Leanne Davis

Personal information
- Full name: Leanne Clare Davis
- Born: 26 April 1985 (age 41) Rochdale, England
- Batting: Right-handed
- Bowling: Right-arm medium-fast
- Role: Bowler

International information
- National side: England (2000–2001);
- ODI debut (cap 90): 1 July 2000 v South Africa
- Last ODI: 10 August 2001 v Scotland

Domestic team information
- 1999–2006: Lancashire
- 2007/08–2008/09: South Australia
- 2009/10: Australian Capital Territory

Career statistics
| Competition | ODI | LA | T20 |
| Matches | 2 | 90 | 13 |
| Runs scored | – | 307 | 18 |
| Batting average | – | 9.30 | 4.50 |
| 100s/50s | – | 0/0 | 0/0 |
| Top score | – | 26* | 10 |
| Balls bowled | 42 | 3,167 | 270 |
| Wickets | 1 | 66 | 10 |
| Bowling average | 20.00 | 29.31 | 25.70 |
| 5 wickets in innings | 0 | 1 | 0 |
| 10 wickets in match | 0 | 0 | 0 |
| Best bowling | 1/12 | 5/19 | 2/10 |
| Catches/stumpings | 0/– | 26/– | 3/– |
- Source: CricketArchive, 5 October 2025

= Leanne Davis =

English cricketer (born 1985)

Leanne Clare Davis is an English former international cricketer notable for being the youngest player, male or female, to represent the national side.
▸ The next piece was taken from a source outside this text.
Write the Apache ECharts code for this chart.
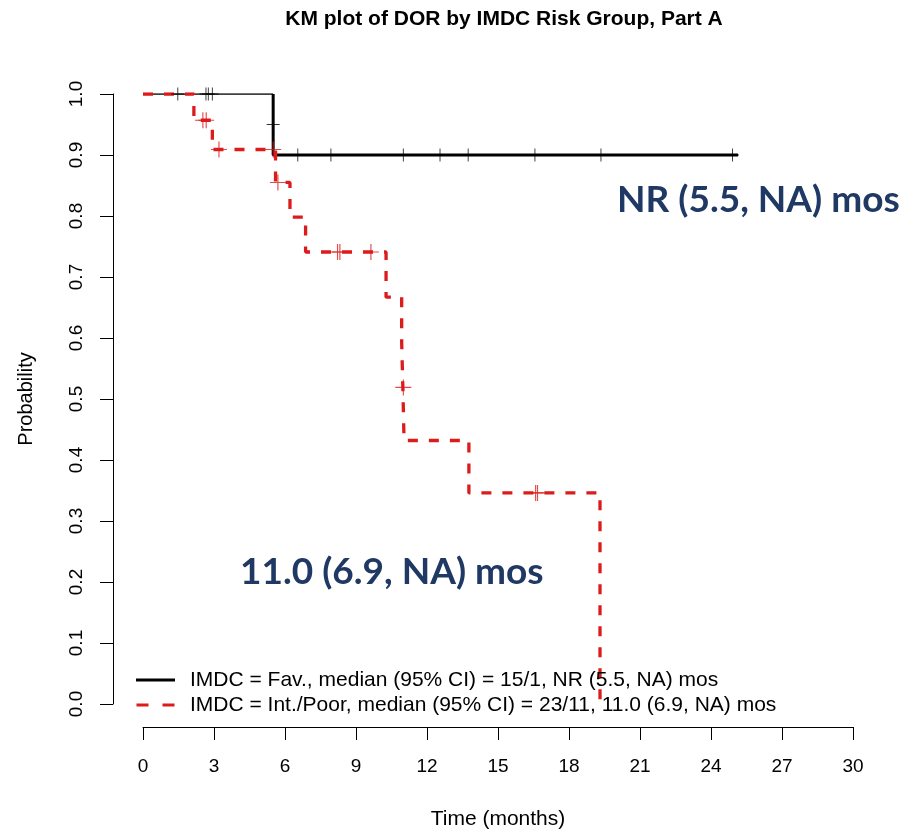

In total she played two One Day Internationals for the England women's cricket team. She is currently based in Australia.

==Early life==

Davis was born in Rochdale, Greater Manchester on 26 April 1985. She spent her early years in the nearby suburban town of Milnrow.

==Domestic career==

Davis played county cricket for Lancashire between 1999 and 2006, helping them to promotions in 1999 and 2003. She took her maiden five-wicket haul against Somerset in 2000. She also played for V Team and Braves in the Super Fours competition.

After moving to Australia, she played for South Australia for two seasons before spending a season with Australian Capital Territory.

In 2009 Davis was a member of the winning West Torrens Eagles, a women's A grade team who won the premiership by beating arch rivals Sturt in the final.

==International career==

Davis made her international debut in an ODI against South Africa at New Road, Worcester on 1 July 2000 at the age of just 15 years, 66 days. This made her the youngest cricketer, male or female, to play for England, a record which stands to this day. She made one further international appearance in an ODI against Scotland on 10 August 2001. Across her two matches, she took one wicket at an average of 20.